Key Highlights from GII 2023:
1. India’s Consistent Rise: India’s continued ascent in the GII, from its 81st rank in 2015 to retaining the current 40th position, underscores the nation’s unwavering commitment to innovation. This upward trajectory aligns with the vision of Atma Nirbhar Bharat, championed by the Prime Minister Narendra Modi, emphasizing self-reliance and resilience through innovation.
2. Leadership Among Peers: India emerges as the numero uno among 37 lower-middle-income group economies and stands tall as the number one innovation performer among the 10 economies in Central and Southern Asia.
3. Consistent Innovation Excellence: India continues to impress by surpassing expectations in relation to its level of development, maintaining its position as an “innovation achiever” for the 13th consecutive year.
4. Strengths and Focus Areas: India ranks highest in the Market Sophistication (input pillar) and Knowledge and Technology Outputs (output pillar) categories. It ranks amongst the top 10 in the Infrastructure and Institutions pillars (input pillars).

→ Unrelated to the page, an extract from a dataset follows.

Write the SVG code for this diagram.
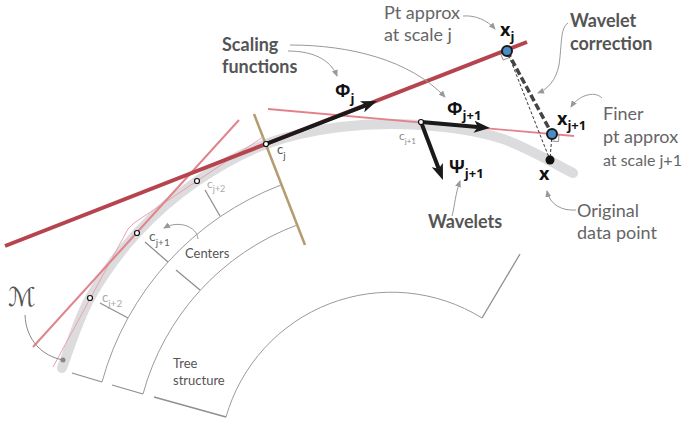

5. Top-Ranked Indicator: India secures the top spot in the “Domestic market scale, bn PPP$” indicator. Furthermore, India is ranked in the top 10 in six additional indicators: “ICT Services exports, % total trade,” “Venture capital received, value, % GDP,” “Finance for startups and scaleups,” “Domestic industry diversification,” “Unicorn valuation, % GDP,” and “Intangible asset intensity, top 15, %.”
6. Innovation Outputs: India proudly ranks 35th in innovation outputs, marking an improvement from the previous year.
7. Higher Graduates in Science and Engineering: India records 34% of total tertiary graduates in science and engineering in 2021, ranking 11th in this indicator.
8. Startup Finance Recognition: India’s finance for startups and scaleups earns it the 9th position in this category, while the Venture Capital Performance, though slightly lower than the previous year, secures the 6th position.
9. Diverse Domestic Industries: India demonstrates growth in domestic industry diversification, reflecting a 0.46% increase from the prior year, and ranks 10th in this indicator.
10. Patents and Citable Documents: India shows a substantial growth in patents by origin, ranking 28th globally. Additionally, it achieved the 20th rank in the citable documents H-index in 2022.
11. Unicorn Valuation: India’s unicorn valuation stands at 5.04% of GDP in 2023, securing the 9th position in this indicator.
12. High-Tech Manufacturing: High-tech manufacturing contributed to 34.23% of the total manufacturing output in 2019, with India ranking 35th in this category.
13. Intangible Asset Intensity: India achieved an impressive 8th position in intangible asset intensity, and maintains a Global Brand Value of 210.907 billion USD in 2023, ranking 31st globally.
14. Cultural and Creative Exports: India’s cultural and creative services exports soared in 2021, up by a substantial 21.4% from the prior year, securing the 18th position in this thriving sector.
The Global Innovation Index 2023 launch in India exemplifies the nation’s unwavering commitment to innovation and its remarkable journey towards becoming a global innovation leader. As India consistently outperforms expectations and excels in various indicators, it stands poised to drive economic growth, foster resilience and embrace self-reliance through innovation.